The Physics of the “No-Mess” Extraction
In our early trials, we attempted to fix the sediment issue by using secondary paper filters or double-mesh screens. We quickly pivoted away from these methods because they stripped the coffee of its characteristic richness, essentially turning it into a poorly executed pour-over. We found that the solution wasn’t better filtration, but better use of gravity and time.

Image Description: A visual comparison showing how plunging creates turbulence while gravity promotes clarity.
When you plunge a French press aggressively, you create a hydraulic “jet” effect. As the plunger moves down, the pressure forces liquid to escape around the edges of the mesh, kicking up the bed of settled silt and suspending it back into your drink. At dailyfacets, we have found that by eliminating the turbulence of the plunge, we can achieve a clarity that rivals a Chemex while retaining the robust profile of a full-immersion brew.
Technical Specifications for the dailyfacets Method
Consistency is the bedrock of a sediment-free cup. Through rigorous testing, we have narrowed down the ideal parameters for this 2026 protocol:
- The Ratio: 1:15. For a standard 500ml press, we use 33g of coffee to 500g of water.
- The Grind: Medium-coarse. Think Kosher salt, aiming for roughly 900–1000 microns.
- The Water: 94°C (201°F) for medium roasts. We’ve found that even a two-degree deviation can change how the “crust” forms and settles.
- The Chemistry: Aim for a Total Dissolved Solids (TDS) of 70–150 ppm in your water. If your water is too hard, the particles tend to clump and stay suspended longer.

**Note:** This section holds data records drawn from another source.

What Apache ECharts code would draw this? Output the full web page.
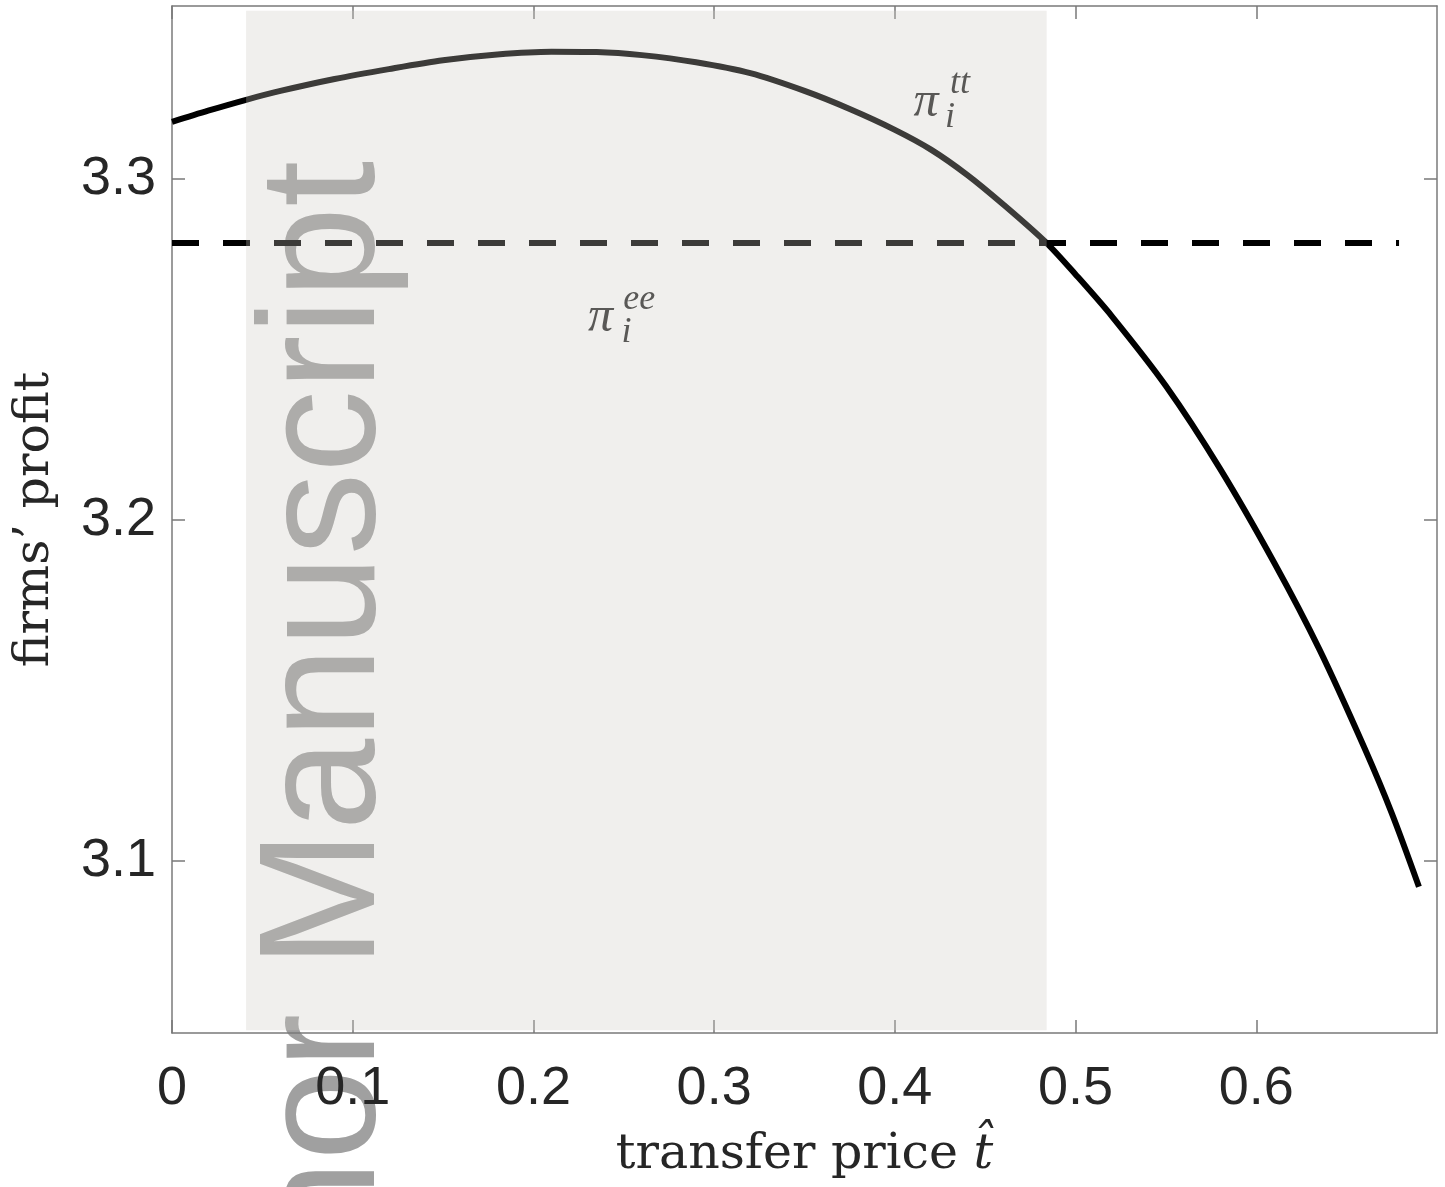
<!DOCTYPE html>
<html>
<head>
<meta charset="utf-8">
<script src="https://cdn.jsdelivr.net/npm/echarts@6/dist/echarts.min.js"></script>
<style>html,body{margin:0;padding:0;background:#fff;}#c{width:1445px;height:1187px;}</style>
</head>
<body>
<div id="c"></div>
<script>
// transfer price values (x)
const tValues = [0, 0.02, 0.041, 0.06, 0.09, 0.12, 0.15, 0.18, 0.21, 0.235, 0.26, 0.29, 0.32, 0.35, 0.375, 0.40, 0.42, 0.44, 0.46, 0.484, 0.50, 0.52, 0.55, 0.58, 0.61, 0.635, 0.66, 0.675, 0.69];
// firms' profit pi_i^tt
const profitTT = [3.3167, 3.3200, 3.3232, 3.3258, 3.3293, 3.3322, 3.3348, 3.3365, 3.3373, 3.3372, 3.3363, 3.3342, 3.3310, 3.3258, 3.3205, 3.3144, 3.3086, 3.3012, 3.2925, 3.2812, 3.2720, 3.2598, 3.2393, 3.2150, 3.1874, 3.1620, 3.1330, 3.1140, 3.0925];
// pi_i^ee (constant)
const profitEE = 3.2812;
const eeRange = [0, 0.679];
// shaded interval of t
const shadeRange = [0.041, 0.484];
const xTicks = [0, 0.1, 0.2, 0.3, 0.4, 0.5, 0.6];
const yTicks = [3.1, 3.2, 3.3];
const xRange = [0, 0.7];
const yRange = [3.0496, 3.3507];

const chart = echarts.init(document.getElementById('c'));
const gray = '#7a7a7a';
const lblColor = '#262626';
const mathFont = 'Liberation Serif';
const nameFont = 'DejaVu Serif';

function xAx(show) {
  return {
    type: 'value', min: xRange[0], max: xRange[1], position: show ? 'bottom' : 'top',
    axisLine: { show: true, onZero: false, lineStyle: { color: gray, width: 1.5 } },
    axisTick: { show: true, inside: true, length: 13, customValues: xTicks, lineStyle: { color: gray, width: 1.5 } },
    axisLabel: { show: show, customValues: xTicks, fontSize: 54, color: lblColor, fontFamily: 'Liberation Sans', margin: 29,
      formatter: v => (v === 0 ? '0' : v.toFixed(1)) },
    splitLine: { show: false },
    name: show ? 'transfer price {it|t̂}' : '',
    nameLocation: 'middle', nameGap: 98,
    nameTextStyle: { fontFamily: nameFont, fontSize: 49, color: lblColor,
      rich: { it: { fontFamily: nameFont, fontStyle: 'italic', fontSize: 49, color: lblColor } } }
  };
}
function yAx(show) {
  return {
    type: 'value', min: yRange[0], max: yRange[1], position: show ? 'left' : 'right',
    axisLine: { show: true, onZero: false, lineStyle: { color: gray, width: 1.5 } },
    axisTick: { show: true, inside: true, length: 13, customValues: yTicks, lineStyle: { color: gray, width: 1.5 } },
    axisLabel: { show: show, customValues: yTicks, fontSize: 54, color: lblColor, fontFamily: 'Liberation Sans', margin: 16,
      formatter: v => v.toFixed(1) },
    splitLine: { show: false },
    name: show ? 'firms’ profit' : '',
    nameLocation: 'middle', nameGap: 112, nameRotate: 90,
    nameTextStyle: { fontFamily: nameFont, fontSize: 49, color: lblColor }
  };
}

function mathLbl(t, v, text, size) {
  return {
    coord: [t, v], symbol: 'circle', symbolSize: 1, itemStyle: { color: 'rgba(0,0,0,0)' },
    label: { show: true, position: 'inside', formatter: text, fontFamily: mathFont, fontStyle: 'italic',
      fontSize: size, color: '#2a2a2a' }
  };
}

chart.setOption({
  animation: false,
  grid: { left: 172, right: 8, top: 6, bottom: 154, containLabel: false },
  xAxis: [xAx(true), xAx(false)],
  yAxis: [yAx(true), yAx(false)],
  graphic: [{
    type: 'text', z: -5, x: 328, y: 161, rotation: Math.PI / 2,
    style: { text: 'Author Manuscript', fontFamily: 'Liberation Sans', fontSize: 165, fill: '#a0a0a0',
      align: 'right', verticalAlign: 'middle' }
  }],
  series: [
    {
      type: 'line', name: 'pi_tt', xAxisIndex: 0, yAxisIndex: 0, z: 2,
      data: tValues.map((t, i) => [t, profitTT[i]]),
      smooth: 0.3, showSymbol: false, symbol: 'none',
      lineStyle: { color: '#000', width: 6 },
      markPoint: {
        silent: true, animation: false,
        data: [
          mathLbl(0.4172, 3.3222, 'π', 50),
          mathLbl(0.4360, 3.3281, 'tt', 36),
          mathLbl(0.4305, 3.3181, 'i', 36),
          mathLbl(0.2371, 3.2594, 'π', 50),
          mathLbl(0.2585, 3.2647, 'ee', 36),
          mathLbl(0.2515, 3.2551, 'i', 36)
        ]
      }
    },
    {
      type: 'line', name: 'pi_ee', xAxisIndex: 0, yAxisIndex: 0, z: 2,
      data: eeRange.map(t => [t, profitEE]),
      showSymbol: false, symbol: 'none',
      lineStyle: { color: '#000', width: 6, type: [27, 24], cap: 'butt' }
    },
    {
      type: 'line', name: 'shade', xAxisIndex: 0, yAxisIndex: 0, z: 5, data: [],
      markArea: {
        silent: true, z: 6,
        itemStyle: { color: 'rgba(204,200,193,0.294)' },
        data: [[{ coord: [shadeRange[0], 3.0504] }, { coord: [shadeRange[1], 3.3493] }]]
      }
    }
  ]
});
</script>
</body>
</html>
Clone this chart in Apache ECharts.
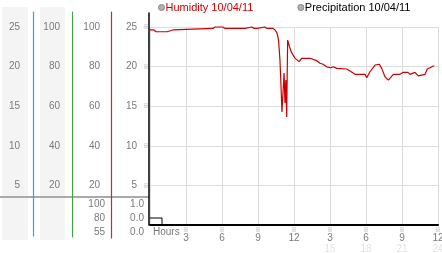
<!DOCTYPE html>
<html>
<head>
<meta charset="utf-8">
<script src="https://cdn.jsdelivr.net/npm/echarts@6/dist/echarts.min.js"></script>
<style>
html,body{margin:0;padding:0;background:#fff;}
#chart{width:442px;height:253px;}
</style>
</head>
<body>
<div id="chart"></div>
<script>
// ---- data ----
var humHours = [0, 0.33, 0.5, 1.42, 1.58, 1.92, 2.08, 5.25, 5.42, 6.08, 6.25, 7.92, 8.08, 8.5, 8.67, 8.92, 9.08, 9.58, 9.75, 10.25, 10.42, 10.58, 10.71, 10.83, 10.92, 11.0, 11.08, 11.17, 11.25, 11.32, 11.39, 11.47, 11.63, 11.81, 11.92, 12.08, 12.22, 12.42, 12.64, 13.33, 13.47, 13.89, 14.17, 14.42, 14.72, 15.06, 15.28, 15.56, 16.39, 16.67, 17.08, 17.92, 18.06, 18.33, 18.75, 19.11, 19.31, 19.58, 19.86, 20.28, 20.83, 21.11, 21.5, 21.67, 21.83, 22.08, 22.36, 22.5, 22.92, 23.11, 23.33, 23.61, 23.69];
var humValues = [98.5, 98.5, 97.6, 97.6, 98.5, 98.5, 99.3, 99.3, 100, 100, 99.3, 99.3, 100, 100, 99.3, 99.3, 100, 100, 99.3, 99.3, 98.5, 97, 93.4, 83.3, 69.7, 57.1, 56.6, 76.8, 61.6, 73.2, 54.5, 93.4, 89.9, 86.9, 85.9, 84.3, 84.7, 82.5, 84.2, 84.2, 83.3, 83.0, 81.7, 81.2, 79.9, 79.4, 79.9, 79.1, 78.8, 77.8, 76.1, 76.1, 74.4, 77.4, 80.8, 81.2, 79.1, 74.9, 73.2, 76.1, 76.1, 77.1, 77.1, 76.1, 77.1, 77.1, 75.3, 76.1, 76.1, 78.8, 79.4, 80.3, 80.3];
var precipHours = [0, 1, 23.75];
var precipValues = [0.05, 0, 0];
var xTickTop = ['3', '6', '9', '12', '3', '6', '9', '12'];
var xTickSub = ['', '', '', '', '15', '18', '21', '24'];
var precipTickLabels = ['0.0', '0.0', '1.0'];
var baroTickLabels = ['55', '80', '100'];
var seriesNames = ['Humidity 10/04/11', 'Precipitation 10/04/11'];

// ---- build ----
var FONT = 'Liberation Sans';
var GRAY = '#7a7a7a';
function pairs(xs, ys) { return xs.map(function (x, i) { return [x, ys[i]]; }); }
function hideZero(v) { return v === 0 ? '' : String(v); }

var chart = echarts.init(document.getElementById('chart'), null, { renderer: 'canvas' });
var baseLabel = { color: GRAY, fontFamily: FONT, fontSize: 10 };
function lineAxis(grid, color, width) {
  return {
    gridIndex: grid, type: 'value', min: 0, max: 1, position: 'left', offset: 0,
    axisLine: { show: true, onZero: false, lineStyle: { color: color, width: width } },
    axisTick: { show: false }, axisLabel: { show: false }, splitLine: { show: false }
  };
}
function labelAxis(grid, max, interval, offset, margin) {
  return {
    gridIndex: grid, type: 'value', min: 0, max: max, interval: interval, position: 'left', offset: offset,
    axisLine: { show: false, onZero: false }, axisTick: { show: false }, splitLine: { show: false },
    axisLabel: Object.assign({ margin: margin, formatter: hideZero }, baseLabel)
  };
}
function hiddenX(grid) { return { gridIndex: grid, type: 'value', min: 0, max: 24, show: false }; }

var option = {
  animation: false,
  backgroundColor: '#fff',
  textStyle: { fontFamily: FONT },
  legend: {
    left: 158, top: 2, padding: 0, itemWidth: 6, itemHeight: 6, itemGap: 44, icon: 'circle',
    textStyle: { fontFamily: FONT, fontSize: 11, padding: [0, 0, 0, -4] },
    data: [
      { name: seriesNames[0], itemStyle: { color: '#b0b0b0', borderColor: '#888', borderWidth: 1 }, textStyle: { color: '#cc0000' } },
      { name: seriesNames[1], itemStyle: { color: '#b0b0b0', borderColor: '#888', borderWidth: 1 }, textStyle: { color: '#000' } }
    ]
  },
  graphic: [
    { type: 'rect', z: -10, shape: { x: 2, y: 7, width: 26, height: 233 }, style: { fill: '#f4f4f4' } },
    { type: 'rect', z: -10, shape: { x: 40, y: 7, width: 25, height: 233 }, style: { fill: '#f4f4f4' } },
    { type: 'line', z: -5, shape: { x1: 0, y1: 197, x2: 149, y2: 197 }, style: { stroke: '#aaaaaa', lineWidth: 2 } },
    { type: 'text', x: 153, y: 232, style: { text: 'Hours', fill: GRAY, font: '10px "Liberation Sans"', verticalAlign: 'middle' } }
  ],
  grid: [
    { left: 150, right: 4, top: 27, height: 198, outerBoundsMode: 'none' },
    { left: 150, right: 4, top: 204, height: 28, outerBoundsMode: 'none' },
    { left: 149, right: 4, top: 13, height: 212, outerBoundsMode: 'none' },
    { left: 33.5, width: 10, top: 12, height: 224, outerBoundsMode: 'none' },
    { left: 72.5, width: 10, top: 12, height: 225, outerBoundsMode: 'none' },
    { left: 111.5, width: 10, top: 12, height: 226, outerBoundsMode: 'none' },
    { left: 150, right: 4, top: 27, height: 198, outerBoundsMode: 'none' },
    { left: 150, right: 4, top: 27, height: 198, outerBoundsMode: 'none' },
    { left: 150, right: 4, top: 27, height: 198, outerBoundsMode: 'none' }
  ],
  xAxis: [
    {
      gridIndex: 0, type: 'value', min: 0, max: 24, interval: 3,
      axisLine: { show: true, onZero: false, lineStyle: { color: '#000', width: 2 } },
      axisTick: { show: false },
      splitLine: { show: true, lineStyle: { color: '#dddddd', width: 1 } },
      axisLabel: {
        margin: 2, showMinLabel: false,
        formatter: function (v) {
          if (v === 0) return '';
          var i = v / 3 - 1;
          var s = '{m|※}\n{v|' + xTickTop[i] + '}';
          if (xTickSub[i]) s += '\n{s|' + xTickSub[i] + '}';
          return s;
        },
        rich: {
          m: { fontSize: 6, lineHeight: 6, color: '#999', fontFamily: 'Noto Sans CJK JP' },
          v: { fontSize: 10, lineHeight: 11, color: GRAY, fontFamily: FONT },
          s: { fontSize: 10, lineHeight: 11, color: '#e4e4e4', fontFamily: FONT }
        }
      }
    },
    hiddenX(1), hiddenX(2), hiddenX(3), hiddenX(4), hiddenX(5), hiddenX(6), hiddenX(7), hiddenX(8)
  ],
  yAxis: [
    // 0: humidity axis (column 3, 0-100)
    {
      gridIndex: 0, type: 'value', min: 0, max: 100, interval: 20, position: 'left', offset: 39,
      axisLine: { show: false, onZero: false }, axisTick: { show: false },
      splitLine: { show: true, lineStyle: { color: '#dddddd', width: 1 } },
      axisLabel: Object.assign({ margin: 11, formatter: hideZero }, baseLabel)
    },
    // 1: column 2 (0-100)
    labelAxis(6, 100, 20, 78, 12),
    // 2: column 1 (0-25)
    labelAxis(7, 25, 5, 117, 13),
    // 3: column 4 (0-25) with markers
    {
      gridIndex: 8, type: 'value', min: 0, max: 25, interval: 5, position: 'left', offset: 0,
      axisLine: { show: false, onZero: false }, axisTick: { show: false }, splitLine: { show: false },
      axisLabel: {
        margin: 1,
        formatter: function (v) { return v === 0 ? '' : '{v|' + v + '}{m|※}'; },
        rich: {
          v: { fontSize: 10, color: GRAY, fontFamily: FONT, padding: [0, 6, 0, 0] },
          m: { fontSize: 6, color: '#999', fontFamily: 'Noto Sans CJK JP' }
        }
      }
    },
    // 4: precipitation value axis (hidden)
    { gridIndex: 1, type: 'value', min: -0.05, max: 0.15, show: false },
    // 5: precipitation tick labels
    {
      gridIndex: 1, type: 'category', data: precipTickLabels, boundaryGap: false, position: 'left', offset: 0,
      axisLine: { show: false, onZero: false }, axisTick: { show: false }, splitLine: { show: false },
      axisLabel: Object.assign({ margin: 6, interval: 0 }, baseLabel)
    },
    // 6: lower column-3 tick labels
    {
      gridIndex: 1, type: 'category', data: baroTickLabels, boundaryGap: false, position: 'left', offset: 39,
      axisLine: { show: false, onZero: false }, axisTick: { show: false }, splitLine: { show: false },
      axisLabel: Object.assign({ margin: 6, interval: 0 }, baseLabel)
    },
    // 7: black plot y-axis line
    lineAxis(2, '#000', 1.5),
    // 8-10: coloured axis lines
    lineAxis(3, '#3aa0e0', 1.2),
    lineAxis(4, '#33aa33', 1),
    lineAxis(5, '#d02828', 1.2)
  ],
  series: [
    {
      name: seriesNames[0], type: 'line', xAxisIndex: 0, yAxisIndex: 0,
      data: pairs(humHours, humValues), showSymbol: false, clip: false,
      lineStyle: { color: '#cc0000', width: 1.2 }, itemStyle: { color: '#cc0000' }, z: 5
    },
    {
      name: seriesNames[1], type: 'line', xAxisIndex: 1, yAxisIndex: 4, step: 'end',
      data: pairs(precipHours, precipValues), showSymbol: false, clip: false,
      lineStyle: { color: '#000', width: 1 }, itemStyle: { color: '#000' }, z: 5
    }
  ]
};
chart.setOption(option);
</script>
</body>
</html>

Image Description: The essential technical parameters for the dailyfacets 2026 Protocol.
The 10-Minute Narrative: A Step-by-Step Guide
1. The Saturation Phase (0:00 – 4:00)
Add your grounds and pour the full volume of 94°C water immediately. Ensure every grain is saturated. We suggest a quick, gentle swirl with a bamboo paddle to ensure no dry pockets remain at the bottom. Place the lid on to trap the thermal mass, but do not move the plunger.
2. The Break and Skim
At the four-minute mark, a thick “crust” will have formed at the top. Use a spoon to gently break this surface. Most of the grounds will naturally sink to the bottom. Here is a vital step we learned during our lab sessions: use two spoons to skim off the remaining light-brown foam and any floating “chaff.” This foam contains bitter particulates and trapped CO2. Removing it doesn’t just clean the cup; it clarifies the flavor profile.

Image Description: Skimming the “crust” to remove bitter particulates and clarify the brew.
3. The Gravity Window (5:00 – 10:00)
This is where most home brewers get impatient. At dailyfacets, we treat time as an ingredient. Let the coffee sit undisturbed for another five to six minutes. During this window, the remaining fines slowly settle into a compact “cake” at the bottom of the carafe.
You might worry about over-extraction, but our team found that because the temperature is naturally dropping during this phase, the extraction rate slows down significantly. The result is a sweeter, smoother finish rather than the bitterness you might expect from a 10-minute steep.
4. The “No-Plunge” Maneuver
This is the most critical pivot point in our method. When the timer hits ten minutes, place the lid back on. Lower the plunger only until the mesh filter is just touching the surface of the liquid. Do not push it to the bottom. By keeping the filter at the top, it acts as a final baffle during the pour rather than a piston that agitates the sediment at the bottom.

Image Description: The ‘No-Plunge’ maneuver: keeping the filter at the surface to prevent agitation.
Refining the Result
While testing this protocol, we encountered a challenge with certain high-end burr grinders that still produced a higher-than-average volume of “dust.” If you find your cup is still too silty, we recommend a simple “sieve” trick: shake your dry ground coffee in a fine-mesh kitchen strainer for 30 seconds before brewing. This removes the ultra-fine particles that even a 10-minute settle can’t fully account for.
Additionally, pay attention to the decanting process. Pour slowly. We recommend stopping once you have about 10% of the liquid left in the press. This “sacrificial” ounce contains the bulk of the remaining silt that gravity couldn’t quite pin down.

Image Description: The final result: a crystal-clear cup of full-bodied French press coffee.
By shifting our perspective from mechanical filtration to natural sedimentation, we have found a way to enjoy the French press without its most famous flaw. This method requires patience, but for those of us who value the deep, chocolatey complexity of an immersion brew, those extra five minutes are a small price to pay for a perfectly clean finish.